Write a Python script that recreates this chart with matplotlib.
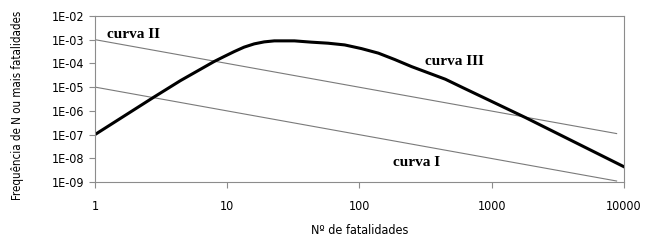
import matplotlib
matplotlib.use("Agg")
import matplotlib.pyplot as plt

# curva I e II (retas), curva III (espessa)
x_ret = [1, 8800]
curva1 = [1e-5, 1.1e-9]
curva2 = [1e-3, 1.1e-7]

x3 = [1, 2.77, 4.43, 7.94, 9.46, 11.3, 13.4, 16.0, 19.05, 22.7, 32.2, 43.2,
      57.8, 77.3, 103.5, 139, 185, 248, 446, 597, 1800, 10000]
curva3 = [1e-7, 3.7e-6, 1.88e-5, 1.19e-4, 1.94e-4, 3.15e-4, 4.83e-4, 6.65e-4,
          8.07e-4, 8.9e-4, 8.9e-4, 7.85e-4, 7.1e-4, 6.0e-4, 4.2e-4, 2.7e-4,
          1.45e-4, 7.3e-5, 2.15e-5, 9.8e-6, 5.2e-7, 4.4e-9]

xticks = [1, 10, 100, 1000, 10000]
xlabels = ["1", "10", "100", "1000", "10000"]
yticks = [1e-9, 1e-8, 1e-7, 1e-6, 1e-5, 1e-4, 1e-3, 1e-2]
ylabels = ["1E-09", "1E-08", "1E-07", "1E-06", "1E-05", "1E-04", "1E-03", "1E-02"]

plt.rcParams['font.family'] = ['DejaVu Sans']
plt.rcParams['font.stretch'] = 'condensed'
cinza = "#8c8c8c"

fig = plt.figure(figsize=(6.53, 2.46), dpi=100)
ax = fig.add_axes([0.1455, 0.2602, 0.81, 0.675])

ax.plot(x_ret, curva1, color="#7a7a7a", lw=0.8)
ax.plot(x_ret, curva2, color="#7a7a7a", lw=0.8)
ax.plot(x3, curva3, color="black", lw=2.2, solid_joinstyle="round")

ax.set_xscale("log")
ax.set_yscale("log")
ax.set_xlim(1, 10000)
ax.set_ylim(1e-9, 1e-2)
ax.set_xticks(xticks)
ax.set_xticklabels(xlabels)
ax.set_yticks(yticks)
ax.set_yticklabels(ylabels)
ax.minorticks_off()
ax.tick_params(axis="both", labelsize=9, color=cinza, length=4, width=0.8)
ax.tick_params(axis="x", pad=9)
for s in ax.spines.values():
    s.set_color(cinza)
    s.set_linewidth(0.8)

ax.set_xlabel("Nº de fatalidades", fontsize=9, labelpad=8)
fig.text(18 / 653, 1 - 105 / 246, "Frequência de N ou mais fatalidades",
         rotation=90, fontsize=8.3, ha="center", va="center")

serif = dict(family=["Liberation Serif", "DejaVu Serif"], fontweight="bold",
             fontsize=11, fontstretch="normal")
ax.text(1.23, 1.19e-3, "curva II", va="baseline", **serif)
ax.text(312, 8.6e-5, "curva III", va="baseline", **serif)
ax.text(178, 4.9e-9, "curva I", va="baseline", **serif)

fig.savefig("out.png", dpi=100)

☆ ☆ ☆ ☆ ☆

Reproduce the data above in full, exactly as it is, with the pictures left out.

Write a Python script that recreates this chart with matplotlib.
import matplotlib
matplotlib.use("Agg")
import matplotlib.pyplot as plt

# curva I e II (retas), curva III (espessa)
x_ret = [1, 8800]
curva1 = [1e-5, 1.1e-9]
curva2 = [1e-3, 1.1e-7]

x3 = [1, 2.77, 4.43, 7.94, 9.46, 11.3, 13.4, 16.0, 19.05, 22.7, 32.2, 43.2,
      57.8, 77.3, 103.5, 139, 185, 248, 446, 597, 1800, 10000]
curva3 = [1e-7, 3.7e-6, 1.88e-5, 1.19e-4, 1.94e-4, 3.15e-4, 4.83e-4, 6.65e-4,
          8.07e-4, 8.9e-4, 8.9e-4, 7.85e-4, 7.1e-4, 6.0e-4, 4.2e-4, 2.7e-4,
          1.45e-4, 7.3e-5, 2.15e-5, 9.8e-6, 5.2e-7, 4.4e-9]

xticks = [1, 10, 100, 1000, 10000]
xlabels = ["1", "10", "100", "1000", "10000"]
yticks = [1e-9, 1e-8, 1e-7, 1e-6, 1e-5, 1e-4, 1e-3, 1e-2]
ylabels = ["1E-09", "1E-08", "1E-07", "1E-06", "1E-05", "1E-04", "1E-03", "1E-02"]

plt.rcParams['font.family'] = ['DejaVu Sans']
plt.rcParams['font.stretch'] = 'condensed'
cinza = "#8c8c8c"

fig = plt.figure(figsize=(6.53, 2.46), dpi=100)
ax = fig.add_axes([0.1455, 0.2602, 0.81, 0.675])

ax.plot(x_ret, curva1, color="#7a7a7a", lw=0.8)
ax.plot(x_ret, curva2, color="#7a7a7a", lw=0.8)
ax.plot(x3, curva3, color="black", lw=2.2, solid_joinstyle="round")

ax.set_xscale("log")
ax.set_yscale("log")
ax.set_xlim(1, 10000)
ax.set_ylim(1e-9, 1e-2)
ax.set_xticks(xticks)
ax.set_xticklabels(xlabels)
ax.set_yticks(yticks)
ax.set_yticklabels(ylabels)
ax.minorticks_off()
ax.tick_params(axis="both", labelsize=9, color=cinza, length=4, width=0.8)
ax.tick_params(axis="x", pad=9)
for s in ax.spines.values():
    s.set_color(cinza)
    s.set_linewidth(0.8)

ax.set_xlabel("Nº de fatalidades", fontsize=9, labelpad=8)
fig.text(18 / 653, 1 - 105 / 246, "Frequência de N ou mais fatalidades",
         rotation=90, fontsize=8.3, ha="center", va="center")

serif = dict(family=["Liberation Serif", "DejaVu Serif"], fontweight="bold",
             fontsize=11, fontstretch="normal")
ax.text(1.23, 1.19e-3, "curva II", va="baseline", **serif)
ax.text(312, 8.6e-5, "curva III", va="baseline", **serif)
ax.text(178, 4.9e-9, "curva I", va="baseline", **serif)

fig.savefig("out.png", dpi=100)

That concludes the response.